-- start of Data to use --

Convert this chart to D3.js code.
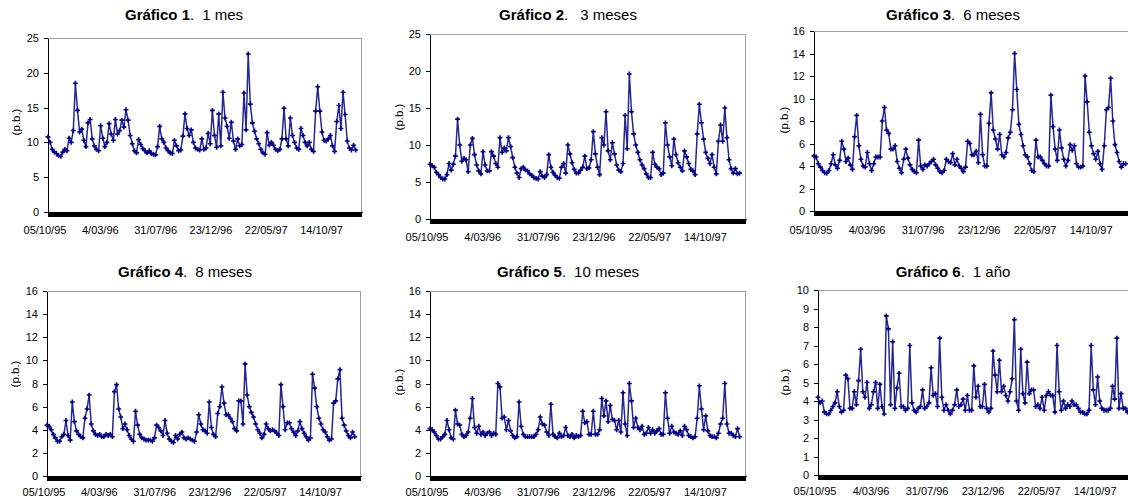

-- end of Data to use --
-- start of Data to use --

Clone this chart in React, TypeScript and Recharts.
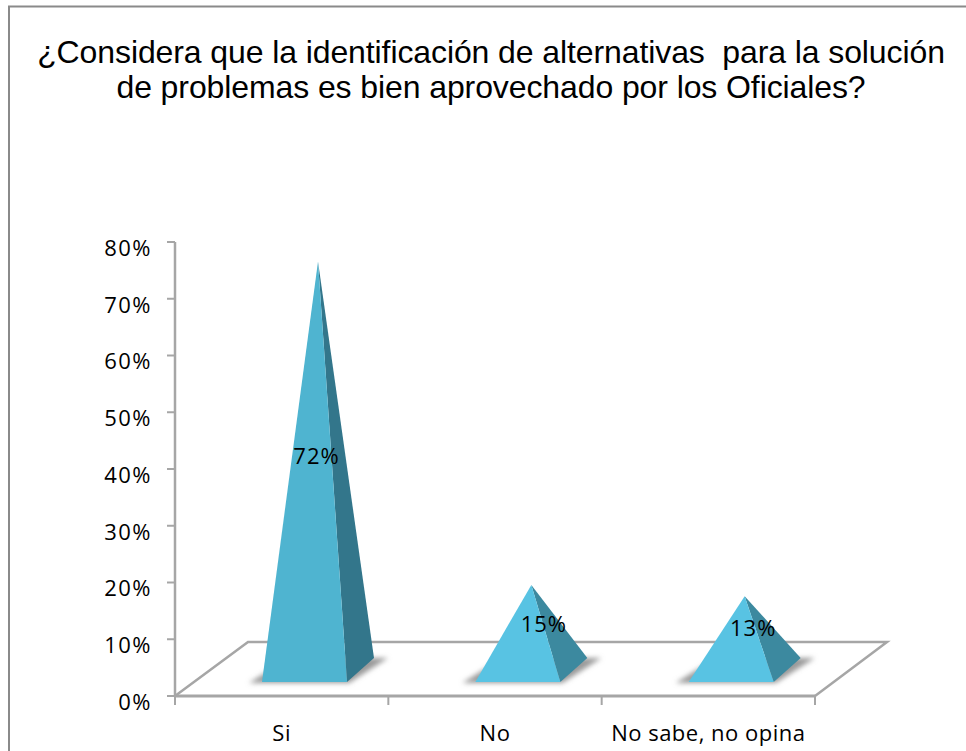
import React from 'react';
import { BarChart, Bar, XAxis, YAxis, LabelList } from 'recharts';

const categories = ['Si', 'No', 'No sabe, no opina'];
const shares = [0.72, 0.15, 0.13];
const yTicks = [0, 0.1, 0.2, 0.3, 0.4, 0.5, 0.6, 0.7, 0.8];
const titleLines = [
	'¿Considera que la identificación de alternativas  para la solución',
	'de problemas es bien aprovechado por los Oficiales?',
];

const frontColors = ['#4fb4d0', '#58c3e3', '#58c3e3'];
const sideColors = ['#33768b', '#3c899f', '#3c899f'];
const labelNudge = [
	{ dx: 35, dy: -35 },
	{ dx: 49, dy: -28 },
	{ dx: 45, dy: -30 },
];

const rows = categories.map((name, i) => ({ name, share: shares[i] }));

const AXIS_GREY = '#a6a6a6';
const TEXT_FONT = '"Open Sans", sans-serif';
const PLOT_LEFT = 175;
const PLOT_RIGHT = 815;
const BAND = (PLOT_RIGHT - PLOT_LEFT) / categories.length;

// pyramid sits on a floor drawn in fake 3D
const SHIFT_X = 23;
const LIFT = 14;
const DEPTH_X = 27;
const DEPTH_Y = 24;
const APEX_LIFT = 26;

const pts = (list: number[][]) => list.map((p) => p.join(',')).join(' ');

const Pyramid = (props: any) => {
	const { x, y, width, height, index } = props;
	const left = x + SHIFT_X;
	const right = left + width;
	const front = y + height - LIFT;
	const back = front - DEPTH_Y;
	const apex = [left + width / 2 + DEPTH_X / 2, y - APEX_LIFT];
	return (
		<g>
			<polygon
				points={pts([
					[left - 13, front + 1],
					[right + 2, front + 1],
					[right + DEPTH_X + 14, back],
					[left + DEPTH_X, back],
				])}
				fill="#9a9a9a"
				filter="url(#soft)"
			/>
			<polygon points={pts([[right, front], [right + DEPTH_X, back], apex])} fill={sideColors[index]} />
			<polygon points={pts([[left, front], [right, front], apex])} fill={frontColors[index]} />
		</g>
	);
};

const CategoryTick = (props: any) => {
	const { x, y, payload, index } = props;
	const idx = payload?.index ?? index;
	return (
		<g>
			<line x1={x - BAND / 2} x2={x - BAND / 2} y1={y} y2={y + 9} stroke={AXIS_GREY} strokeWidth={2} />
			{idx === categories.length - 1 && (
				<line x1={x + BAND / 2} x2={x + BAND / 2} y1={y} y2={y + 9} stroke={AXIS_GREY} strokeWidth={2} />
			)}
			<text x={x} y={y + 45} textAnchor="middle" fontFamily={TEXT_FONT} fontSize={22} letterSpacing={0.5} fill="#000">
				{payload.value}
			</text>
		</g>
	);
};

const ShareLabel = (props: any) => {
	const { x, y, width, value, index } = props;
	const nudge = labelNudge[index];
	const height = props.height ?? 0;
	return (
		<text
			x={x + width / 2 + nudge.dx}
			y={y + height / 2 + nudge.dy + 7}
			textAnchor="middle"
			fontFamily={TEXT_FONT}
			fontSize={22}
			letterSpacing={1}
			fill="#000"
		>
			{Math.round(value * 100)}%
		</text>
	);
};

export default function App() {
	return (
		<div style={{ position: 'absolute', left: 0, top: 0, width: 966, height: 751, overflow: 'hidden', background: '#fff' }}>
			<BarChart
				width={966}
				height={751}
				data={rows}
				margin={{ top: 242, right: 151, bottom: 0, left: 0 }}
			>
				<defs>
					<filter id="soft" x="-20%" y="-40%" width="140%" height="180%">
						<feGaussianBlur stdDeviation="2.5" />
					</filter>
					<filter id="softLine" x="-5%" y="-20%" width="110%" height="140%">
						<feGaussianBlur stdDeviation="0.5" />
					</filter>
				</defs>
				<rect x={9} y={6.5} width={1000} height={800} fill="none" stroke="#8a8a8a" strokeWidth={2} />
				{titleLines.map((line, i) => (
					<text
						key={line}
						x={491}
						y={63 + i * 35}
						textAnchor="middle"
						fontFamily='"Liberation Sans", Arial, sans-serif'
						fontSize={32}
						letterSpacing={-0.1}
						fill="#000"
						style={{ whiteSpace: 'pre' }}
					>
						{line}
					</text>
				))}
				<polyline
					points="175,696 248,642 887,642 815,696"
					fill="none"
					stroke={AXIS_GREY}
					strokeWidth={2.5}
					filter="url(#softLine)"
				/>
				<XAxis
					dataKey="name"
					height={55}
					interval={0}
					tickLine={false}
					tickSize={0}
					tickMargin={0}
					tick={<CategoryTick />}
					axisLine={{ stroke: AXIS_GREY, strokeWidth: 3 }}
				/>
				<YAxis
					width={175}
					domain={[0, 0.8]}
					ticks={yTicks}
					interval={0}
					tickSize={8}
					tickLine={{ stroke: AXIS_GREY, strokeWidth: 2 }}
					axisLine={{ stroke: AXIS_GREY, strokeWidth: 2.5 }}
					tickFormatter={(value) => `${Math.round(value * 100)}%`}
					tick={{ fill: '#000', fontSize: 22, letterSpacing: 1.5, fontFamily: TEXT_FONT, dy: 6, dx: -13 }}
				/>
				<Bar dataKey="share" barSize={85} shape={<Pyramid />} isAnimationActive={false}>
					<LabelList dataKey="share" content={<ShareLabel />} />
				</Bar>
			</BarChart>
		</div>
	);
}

-- end of Data to use --

• [Work to do]: Pictures excluded, retype exactly the lines running from the one with "Clone this chart" through the one with "XAxis, YAxis, LabelList". Include both end lines and nothing more.

• [Written solution]:
Clone this chart in React, TypeScript and Recharts.
import React from 'react';
import { BarChart, Bar, XAxis, YAxis, LabelList } from 'recharts';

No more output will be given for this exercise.